Er wollte verschiedene Verfahrenshindernisse erläutert bekommen, z.B. fehlender Eröffnungsbeschluss, Strafunmündigkeit, Strafklageverbrauch, Verjährung nach §§ 78 ff. StGB. Außerdem wollte er wissen, welche Möglichkeiten für das Gericht bestehen, ein Verfahren wegen eines Verfahrenshindernisses nach Eröffnung des Hauptverfahrens einzustellen (§ 206a StPO außerhalb der Hauptverhandlung durch Beschluss bzw. § 260 Abs. 3 StPO im Übrigen durch Urteil). Der Tenor bei § 260 Abs. 3 StPO lautet dann: „Das Verfahren wird eingestellt. Der Angeklagte wird freigesprochen.“
Wir kamen zur materiell rechtlichen Prüfung.

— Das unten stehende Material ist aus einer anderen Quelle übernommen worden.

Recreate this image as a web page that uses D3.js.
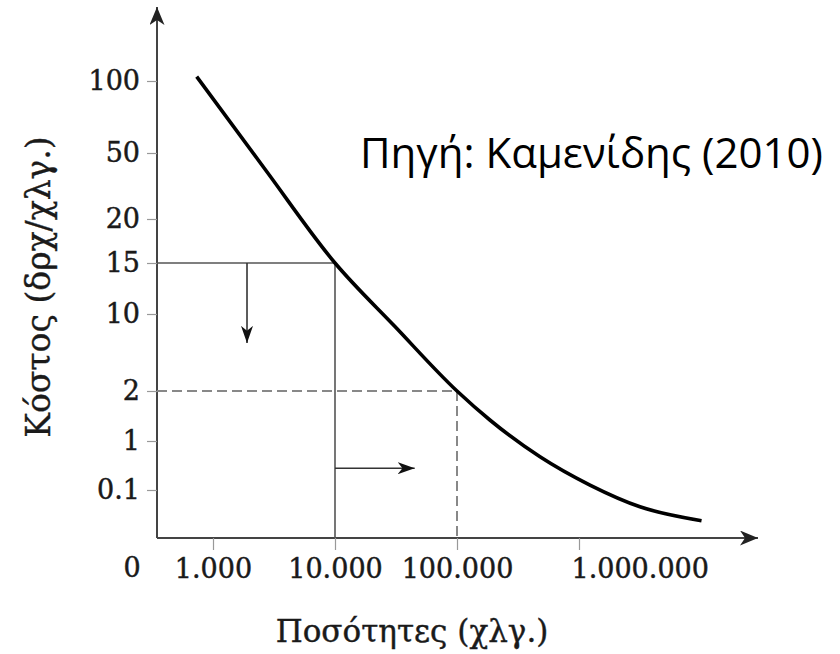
<!DOCTYPE html>
<html>
<head>
<meta charset="utf-8">
<script src="https://cdn.jsdelivr.net/npm/d3@7"></script>
<style>
  body { margin: 0; background: #fff; }
  svg { display: block; }
</style>
</head>
<body>
<div id="chart"></div>
<script>
// values
const costTicks = [0.1, 1, 2, 10, 15, 20, 50, 100];
const qtyTicks = [1000, 10000, 100000, 1000000];
const qtyLabels = ['1.000', '10.000', '100.000', '1.000.000'];

const curveQty = [735, 2670, 10000, 31000, 100000, 186000, 479000, 1230000, 3160000, 10100000];
const curveCost = [103, 42.6, 15, 8.7, 2, 1.42, 0.71, 0.19, 0.065, 0.036];

// the two read-offs: 10.000 kg at 15, 100.000 kg at 2
const solidPoint = { qty: 10000, cost: 15 };
const dashedPoint = { qty: 100000, cost: 2 };
// arrows: cost goes down, quantity goes up
const downArrow = { qty: 1900, from: 15, to: 7.0 };
const rightArrow = { cost: 0.5, from: 10000, to: 45000 };

const sourceText = 'Πηγή: Καμενίδης (2010)';
const yTitle = 'Κόστος (δρχ/χλγ.)';
const xTitle = 'Ποσότητες (χλγ.)';

{
  const W = 840;
  const H = 654;
  const serif = '"DejaVu Serif", serif';
  const ink = '#1a1a1a';

  const svg = d3.select('#chart').append('svg')
    .attr('width', W)
    .attr('height', H);

  // the axis is not regular in the original: piecewise scale through the ticks
  const y = d3.scaleLinear()
    .domain([0, 0.1, 1, 2, 10, 15, 20, 50, 100])
    .range([538, 490, 441, 391, 314, 263, 219, 153, 81]);

  const x = d3.scaleLog()
    .domain([1000, 1000000])
    .range([213, 579]);

  const x0 = 157; // y axis position
  const y0 = y(0); // x axis position

  const defs = svg.append('defs');
  const marker = (id, color, len, wid) => {
    defs.append('marker')
      .attr('id', id)
      .attr('markerUnits', 'userSpaceOnUse')
      .attr('viewBox', `${-len} ${-wid / 2} ${len} ${wid}`)
      .attr('refX', 0)
      .attr('refY', 0)
      .attr('markerWidth', len)
      .attr('markerHeight', wid)
      .attr('orient', 'auto')
      .append('path')
      .attr('d', `M0,0 L${-len},${-wid / 2} L${-len * 0.72},0 L${-len},${wid / 2} Z`)
      .attr('fill', color);
  };
  marker('axisArrow', '#222', 18, 15);
  marker('smallArrow', '#111', 17, 12);

  // axes lines with arrow heads
  svg.append('line')
    .attr('x1', x0).attr('y1', y0)
    .attr('x2', x0).attr('y2', 7)
    .attr('stroke', '#444')
    .attr('stroke-width', 2)
    .attr('marker-end', 'url(#axisArrow)');

  svg.append('line')
    .attr('x1', x0).attr('y1', y0)
    .attr('x2', 758).attr('y2', y0)
    .attr('stroke', '#444')
    .attr('stroke-width', 2)
    .attr('marker-end', 'url(#axisArrow)');

  const styleLabels = sel => sel
    .attr('font-family', serif)
    .attr('font-size', 27)
    .attr('fill', ink)
    .attr('stroke', ink)
    .attr('stroke-width', 0.45);

  const yAxis = d3.axisLeft(y)
    .tickValues(costTicks)
    .tickFormat(d => String(d))
    .tickSize(10)
    .tickSizeOuter(0)
    .tickPadding(7);

  const gy = svg.append('g')
    .attr('transform', `translate(${x0},0)`)
    .call(yAxis);
  gy.select('.domain').remove();
  gy.selectAll('line').attr('stroke', '#999').attr('stroke-width', 1.2);
  gy.selectAll('text').call(styleLabels);

  const xAxis = d3.axisBottom(x)
    .tickValues(qtyTicks)
    .tickFormat((d, i) => qtyLabels[i])
    .tickSize(12)
    .tickSizeOuter(0)
    .tickPadding(9);

  const gx = svg.append('g')
    .attr('transform', `translate(0,${y0})`)
    .call(xAxis);
  gx.select('.domain').remove();
  gx.selectAll('line').attr('stroke', '#999').attr('stroke-width', 1.2);
  gx.selectAll('text').call(styleLabels);
  // the last label sits to the right of its tick in the original
  gx.selectAll('text')
    .filter(d => d === 1000000)
    .attr('text-anchor', 'start')
    .attr('dx', -8);

  // origin label
  svg.append('text')
    .attr('x', 132)
    .attr('y', y0 + 30)
    .attr('dy', '0.32em')
    .attr('text-anchor', 'middle')
    .call(styleLabels)
    .text('0');

  // read-off lines
  const guides = svg.append('g');
  guides.append('path')
    .attr('d', `M${x0},${y(solidPoint.cost)} H${x(solidPoint.qty)} V${y0}`)
    .attr('fill', 'none')
    .attr('stroke', '#555')
    .attr('stroke-width', 1.6);

  guides.append('path')
    .attr('d', `M${x0},${y(dashedPoint.cost)} H${x(dashedPoint.qty)} V${y0}`)
    .attr('fill', 'none')
    .attr('stroke', '#888')
    .attr('stroke-width', 2)
    .attr('stroke-dasharray', '10,5');

  guides.append('line')
    .attr('x1', x(downArrow.qty)).attr('y1', y(downArrow.from))
    .attr('x2', x(downArrow.qty)).attr('y2', y(downArrow.to))
    .attr('stroke', '#333')
    .attr('stroke-width', 1.6)
    .attr('marker-end', 'url(#smallArrow)');

  guides.append('line')
    .attr('x1', x(rightArrow.from)).attr('y1', y(rightArrow.cost))
    .attr('x2', x(rightArrow.to)).attr('y2', y(rightArrow.cost))
    .attr('stroke', '#333')
    .attr('stroke-width', 1.6)
    .attr('marker-end', 'url(#smallArrow)');

  // cost curve
  const points = curveQty.map((q, i) => ({ qty: q, cost: curveCost[i] }));
  const line = d3.line()
    .x(d => x(d.qty))
    .y(d => y(d.cost))
    .curve(d3.curveMonotoneX);

  svg.append('path')
    .datum(points)
    .attr('d', line)
    .attr('fill', 'none')
    .attr('stroke', '#000')
    .attr('stroke-width', 3.6)
    .attr('stroke-linecap', 'butt');

  // axis titles
  svg.append('text')
    .attr('transform', 'translate(38,287) rotate(-90)')
    .attr('text-anchor', 'middle')
    .attr('dy', '0.35em')
    .attr('font-family', serif)
    .attr('font-size', 33)
    .attr('fill', ink)
    .attr('stroke', ink)
    .attr('stroke-width', 0.4)
    .text(yTitle);

  svg.append('text')
    .attr('x', 412)
    .attr('y', 631)
    .attr('text-anchor', 'middle')
    .attr('dy', '0.35em')
    .attr('font-family', serif)
    .attr('font-size', 31)
    .attr('fill', ink)
    .attr('stroke', ink)
    .attr('stroke-width', 0.4)
    .text(xTitle);

  // source note
  svg.append('text')
    .attr('x', 360)
    .attr('y', 168)
    .attr('font-family', '"Open Sans", sans-serif')
    .attr('font-size', 42)
    .attr('fill', '#000')
    .text(sourceText);
}
</script>
</body>
</html>
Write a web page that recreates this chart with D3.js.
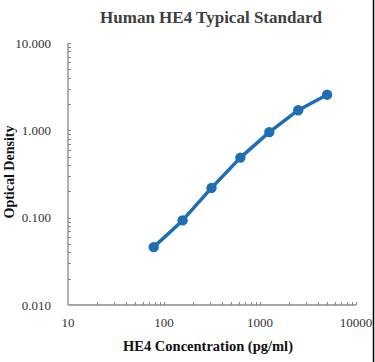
<!DOCTYPE html>
<html>
<head>
<meta charset="utf-8">
<script src="https://cdn.jsdelivr.net/npm/d3@7"></script>
<style>
  body { margin: 0; background: #fff; }
  svg { display: block; }
</style>
</head>
<body>
<svg width="375" height="362"></svg>
<script>
// standard curve points
var conc = [78.125, 156.25, 312.5, 625, 1250, 2500, 5000]
var od = [0.046, 0.093, 0.219, 0.487, 0.955, 1.70, 2.56]
var xTicks = [10, 100, 1000, 10000]
var yTicks = [0.01, 0.1, 1, 10]

var svg = d3.select('svg')
var margin = {left: 68, right: 19, top: 43, bottom: 57}
var width = 375, height = 362

var x = d3.scaleLog()
  .domain([10, 10000])
  .range([margin.left, width - margin.right])
var y = d3.scaleLog()
  .domain([0.01, 10])
  .range([height - margin.bottom, margin.top])

var serif = '"Liberation Serif", "Times New Roman", serif'

// minor ticks inside the plot
var minorX = []
for (var e = 10; e < 10000; e *= 10)
  for (var k = 2; k <= 10; k++) minorX.push(e * k)
var minorY = []
for (var e2 = 0.01; e2 < 9; e2 *= 10)
  for (var k2 = 2; k2 <= 10; k2++) minorY.push(e2 * k2)

svg.append('g')
  .attr('stroke', '#888')
  .attr('stroke-width', 1)
  .selectAll('line.mx')
  .data(minorX)
  .enter().append('line')
  .attr('x1', d => Math.round(x(d)) + 0.5)
  .attr('x2', d => Math.round(x(d)) + 0.5)
  .attr('y1', y(0.01))
  .attr('y2', y(0.01) - 3)

svg.append('g')
  .attr('stroke', '#888')
  .attr('stroke-width', 1)
  .selectAll('line.my')
  .data(minorY)
  .enter().append('line')
  .attr('y1', d => Math.round(y(d)) + 0.5)
  .attr('y2', d => Math.round(y(d)) + 0.5)
  .attr('x1', x(10))
  .attr('x2', x(10) + 3)

// axis lines
svg.append('line')
  .attr('x1', x(10)).attr('x2', x(10))
  .attr('y1', y(10)).attr('y2', y(0.01))
  .attr('stroke', '#888').attr('stroke-width', 1.3)
svg.append('line')
  .attr('x1', x(10)).attr('x2', x(10000))
  .attr('y1', y(0.01)).attr('y2', y(0.01))
  .attr('stroke', '#888').attr('stroke-width', 1.3)

// tick labels
svg.append('g')
  .selectAll('text')
  .data(xTicks)
  .enter().append('text')
  .attr('x', d => x(d))
  .attr('y', y(0.01) + 22)
  .attr('text-anchor', 'middle')
  .style('font', '13px ' + serif)
  .attr('fill', '#333')
  .text(d => d)

svg.append('g')
  .selectAll('text')
  .data(yTicks)
  .enter().append('text')
  .attr('x', x(10) - 17)
  .attr('y', d => y(d) + 4.5)
  .attr('text-anchor', 'end')
  .style('font', '13px ' + serif)
  .attr('fill', '#333')
  .text(d => d3.format('.3f')(d))

// line + points
var line = d3.line()
  .x((d, i) => x(conc[i]))
  .y(d => y(d))

svg.append('path')
  .datum(od)
  .attr('fill', 'none')
  .attr('stroke', '#1f6db5')
  .attr('stroke-width', 3.5)
  .attr('stroke-linejoin', 'round')
  .attr('d', line)

svg.append('g')
  .selectAll('circle')
  .data(od)
  .enter().append('circle')
  .attr('cx', (d, i) => x(conc[i]))
  .attr('cy', d => y(d))
  .attr('r', 5.2)
  .attr('fill', '#1f6db5')

// titles
svg.append('text')
  .attr('x', 211)
  .attr('y', 23)
  .attr('text-anchor', 'middle')
  .style('font', 'bold 17px ' + serif)
  .attr('fill', '#404040')
  .text('Human HE4 Typical Standard')

svg.append('text')
  .attr('x', 208)
  .attr('y', 351)
  .attr('text-anchor', 'middle')
  .style('font', 'bold 14.5px ' + serif)
  .attr('fill', '#111')
  .text('HE4 Concentration (pg/ml)')

svg.append('text')
  .attr('transform', 'translate(14,' + 172 + ') rotate(-90)')
  .attr('text-anchor', 'middle')
  .style('font', 'bold 14px ' + serif)
  .attr('fill', '#111')
  .text('Optical Density')

// right frame edge
svg.append('line')
  .attr('x1', 373.5).attr('x2', 373.5)
  .attr('y1', 0).attr('y2', height)
  .attr('stroke', '#000').attr('stroke-width', 1.5)
</script>
</body>
</html>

Der Prüfer fragte, was für Straftatbestände hier in Betracht kommen. Es waren § 263, § 265 und § 145d StGB zu nennen. Im Rahmen von § 263 StGB war als erster Prüfungspunkt ein mögliches Verfahrenshindernis in Form der Verjährung zu prüfen. Hier galt nach § 78 Abs. 3 Nr. 4 StGB, d.h. die Frist betrug 5 Jahre. Beginn der Frist war nach § 78a S. 2 StGB die Auszahlung der Versicherungssumme. Da die Verjährung hier noch nicht eingetreten war, aber drohte, sollte die erste Beschuldigtenvernehmung nach § 78c Abs. 1 Nr. 1 StGB erfolgen, welche zu einer Unterbrechung der Verjährung führt. Das bedeutet nach § 78c Abs. 3 S. 1 StGB, dass die Verjährung von neuem beginnt. Es war der Unterschied zum Ruhen nach § 78b StGB zu erläutern, welches nämlich nur zu einer Unterbrechung der führt. Im Ergebnis war § 263 StGB zu bejahen. § 265 StGB scheiterte an der Subsidiarität zu § 263 StGB. § 145d StGB scheiterte daran, dass tatsächlich eine Straftat in Form des Einbruchdiebstahls vorlag. Lediglich wurde in diesem Rahmen keine Rolex gestohlen.
Der Prüfer fragte noch, ob das Gericht einen Beweisantrag ablehnen kann, wenn der benannte Zeuge in Athen wohnt. Er stellte noch allgemeine Fragen zur Ablehnung von Beweisanträgen nach § 244 StGB.
Er prüfte noch § 217 und § 218 StPO.
Viel Erfolg und lest euch sorgfältig alle Protokolle durch und versucht die Sachen auswendig zu lernen! Es kommen wirklich immer die gleichen Fragen dran!